More love for the Lens. I understand opposition to architect Michael Maltzan’s redesign of the Pier — or I think I do. Why funnel taxpayer money into a risky re-visioning of an icon of old St. Petersburg? (The St. Pete we all love and love to bemoan the evolution of.) Maltzan’s Lens wasn’t my first choice of designs, but it’s got some winning attributes: a breathtakingly elegant shape, more environmental sculpture than architecture; a thoughtful relationship with the surrounding water; and open, flexible space designed for active use by residents rather than retail profit-making. I empathize with the nostalgia some St. Pete residents feel for the existing Pier, but the city is rapidly becoming home to world-class attractions, e.g., the Dalí Museum — and the current Pier isn’t one of them. Carol Mickett, moderator of the Dalí’s “Our Town” forum series, hopes to orchestrate a public interview with Maltzan early in 2013. If she does, let’s turn out, hear the architect and ask tough questions, and then get behind the project.
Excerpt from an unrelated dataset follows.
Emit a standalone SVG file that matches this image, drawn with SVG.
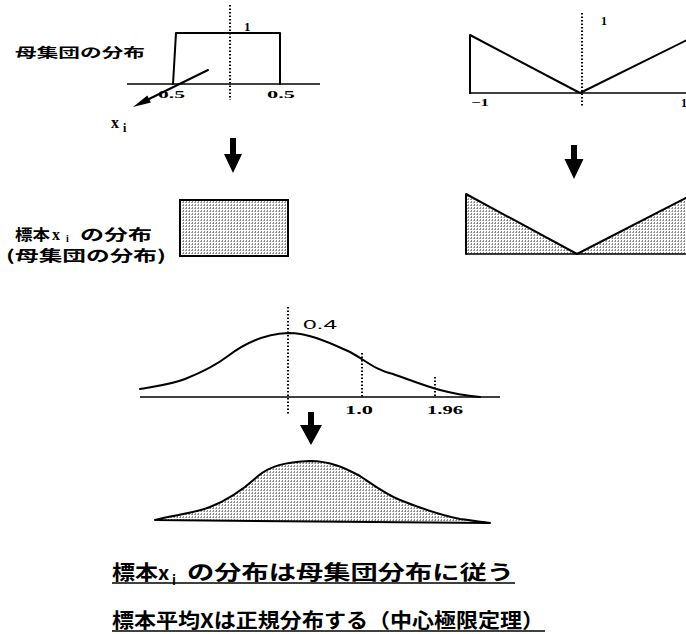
<svg xmlns="http://www.w3.org/2000/svg" width="686" height="634" viewBox="0 0 686 634">
<defs>
<pattern id="stip" width="3" height="3" patternUnits="userSpaceOnUse">
<rect width="3" height="3" fill="#fff"/>
<rect width="1" height="2" fill="#8a8a8a"/>
<rect x="2" y="1" width="1" height="1" fill="#aaa"/>
</pattern>
<style>
.ln{fill:none;stroke:#000;stroke-width:2;stroke-linejoin:round;stroke-linecap:round}
.ax{fill:none;stroke:#000;stroke-width:1.5}
.dot{fill:none;stroke:#000;stroke-width:2;stroke-dasharray:1.5 2}
.jp{font-family:"Noto Sans CJK JP",sans-serif;font-weight:bold;fill:#000}
.num{font-family:"Liberation Serif",serif;font-weight:bold;fill:#000}
.sans{font-family:"Liberation Sans",sans-serif;fill:#000}
.arr{fill:#000}
</style>
</defs>
<rect width="686" height="634" fill="#fff"/>

<g id="population-uniform">
<text class="jp" x="15" y="57" font-size="13" textLength="130" lengthAdjust="spacingAndGlyphs">母集団の分布</text>
<line class="ax" x1="127" y1="84" x2="320" y2="84"/>
<path class="ln" d="M173,84 L176,33 L280,33 L280,84"/>
<line class="dot" x1="230" y1="5" x2="230" y2="100"/>
<text class="num" x="244" y="31" font-size="13">1</text>
<text class="num" x="158" y="98" font-size="11" textLength="27" lengthAdjust="spacingAndGlyphs">0.5</text>
<text class="num" x="267" y="98" font-size="11" textLength="28" lengthAdjust="spacingAndGlyphs">0.5</text>
<line class="ln" x1="208" y1="70" x2="149" y2="99" stroke-width="1.6"/>
<polygon class="arr" points="133,107 147.3,95.4 150.9,102.6"/>
<text class="num" x="111" y="128" font-size="16">x</text>
<text class="num" x="123" y="132" font-size="12">i</text>
</g>

<g id="population-v">
<line class="ax" x1="469" y1="93" x2="686" y2="93"/>
<path class="ln" d="M470,93 L470,35 L580,93 L687,40"/>
<line class="dot" x1="582" y1="13" x2="582" y2="107"/>
<text class="num" x="601" y="25" font-size="12">1</text>
<text class="num" x="471" y="106" font-size="11" textLength="18" lengthAdjust="spacingAndGlyphs">−1</text>
<text class="num" x="681" y="107" font-size="12">1</text>
</g>

<g id="connectors">
<path class="arr" d="M230,138 L236,138 L236,154 L242,154 L233,173 L224,154 L230,154 Z"/>
<path class="arr" d="M571,145 L577,145 L577,159 L583.5,159 L574,179 L564.5,159 L571,159 Z"/>
<path class="arr" d="M308,412 L314,412 L314,425 L322,425 L311,445 L300,425 L308,425 Z"/>
</g>

<g id="sample-uniform">
<text class="jp" x="15" y="240" font-size="15" textLength="35" lengthAdjust="spacingAndGlyphs">標本</text>
<text class="num" x="52" y="240" font-size="16">x</text>
<text class="num" x="66" y="242" font-size="10">i</text>
<text class="jp" x="80" y="240" font-size="15" textLength="72" lengthAdjust="spacingAndGlyphs">の分布</text>
<text class="jp" x="6" y="261" font-size="15" textLength="160" lengthAdjust="spacingAndGlyphs">(母集団の分布)</text>
<rect x="180" y="200" width="108" height="56" fill="url(#stip)" stroke="#000" stroke-width="2"/>
</g>

<g id="sample-v">
<polygon points="466,194 577,254 686,198 686,254 466,254" fill="url(#stip)"/>
<line class="ax" x1="466" y1="254" x2="686" y2="254"/>
<path class="ln" d="M466,254 L466,194 L577,254 L686,198"/>
</g>

<g id="normal-curve">
<line class="ax" x1="140" y1="397" x2="500" y2="397"/>
<path class="ln" stroke-width="1.6" d="M140,389 C150,387 170,385 185,379 C200,373 215,366 228,356 C245,343 265,334 288,333 C310,333 330,343 350,352 C365,360 375,370 393,374 C410,380 425,386 440,390 C455,394 470,396 480,397"/>
<line class="dot" x1="288" y1="307" x2="288" y2="414"/>
<line class="dot" x1="362" y1="353" x2="362" y2="397"/>
<line class="dot" x1="435" y1="377" x2="435" y2="397"/>
<text class="sans" x="303" y="329" font-size="12" textLength="34" lengthAdjust="spacingAndGlyphs">0.4</text>
<text class="num" x="345" y="414" font-size="13" font-weight="normal" textLength="28" lengthAdjust="spacingAndGlyphs">1.0</text>
<text class="num" x="427" y="414" font-size="13" font-weight="normal" textLength="36" lengthAdjust="spacingAndGlyphs">1.96</text>
</g>

<g id="sample-mean-normal">
<path fill="url(#stip)" stroke="#000" stroke-width="2" stroke-linejoin="round" d="M155,520 C175,515 195,513 210,507 C230,499 245,488 258,476 C270,466 285,462 310,461 C330,461 345,468 360,476 C372,484 385,494 400,500 C420,508 440,515 460,519 C475,521 485,522 490,523 Z"/>
</g>

<g id="caption-1">
<text class="jp" x="112" y="580" font-size="20" textLength="46" lengthAdjust="spacingAndGlyphs">標本</text>
<text class="jp" x="158" y="580" font-size="20">x</text>
<text class="jp" x="172" y="585" font-size="13">i</text>
<text class="jp" x="187" y="580" font-size="20" textLength="327" lengthAdjust="spacingAndGlyphs">の分布は母集団分布に従う</text>
<line x1="112" y1="583" x2="515" y2="583" stroke="#000" stroke-width="1.5"/>
</g>

<g id="caption-2">
<text class="jp" x="112" y="628" font-size="20" textLength="432" lengthAdjust="spacingAndGlyphs">標本平均Xは正規分布する（中心極限定理）</text>
<line x1="112" y1="631" x2="545" y2="631" stroke="#000" stroke-width="1.5"/>
</g>
</svg>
Exhibitions of the moment and of the world. The exhibitions that Tampa Bay art museums plan to host in 2013 are a wet dream for lovers of 20th century American art: To See as Artists See: American Art from the Philips Collection (Feb. 2-Apr. 28) at the Tampa Museum of Art, Chuck Close — A Couple of Ways of Doing Something (Jan. 31-March 31) at the Florida Museum of Photographic Arts, and Philip Pearlstein’s People, Places and Things (March 2-June 16) at the Museum of Fine Arts, St. Petersburg. I’m not complaining — these will be excellent shows. But the world outside of Tampa Bay is abuzz with contemporary art from Latin America, Asia and the Middle East. I’d love to see more of it here. It may be only a matter of time: the MFA just hired a new curator of contemporary art thanks to a $2 million donation by philanthropists William and Hazel Hough during 2012.

A new gallery for Tampa. St. Pete’s gallery scene is thriving thanks to a diverse ecology of privately owned and non-profit art spots, from the smart, edgy C. Emerson Fine Arts to Michele Tuegel Contemporary, a new gallery for fine craft and art, not to mention Bluelucy, Pale Horse, ARTicles, Creative Clay’s gallery et al. By contrast, Tempus Projects defines Tampa’s scene. South Tampa art dealers like Clayton Galleries thrive in that rarified zone of posh living, but what has happened to the promise of Ybor City and Seminole Heights as art hubs? It remains unfulfilled. (Box On Fifth, a space that cropped up for about four months in 2012, hinted at the potential in Ybor.) Will someone — a USF art alum, perhaps — please bring Tampa a new art space in 2013?

Synergy across the arts. January’s upcoming Shakespeare Festival — a collaboration between the Florida Orchestra, American Stage, Sunscreen Film Festival, the Dalí and others — reminds me of the magic that happens when institutions across the arts collaborate.

To fête the Bard, they’ll be putting on a St. Pete-based mix of dramatic readings, film screenings, musical performances and an exhibition of prints. It’s a long shot, but in 2013 I’d love to see more of such collaborations. (Wouldn’t it be great if Arte, the City of Tampa-sponsored Latin American culture biennial, which last took place in 2010, made a comeback?)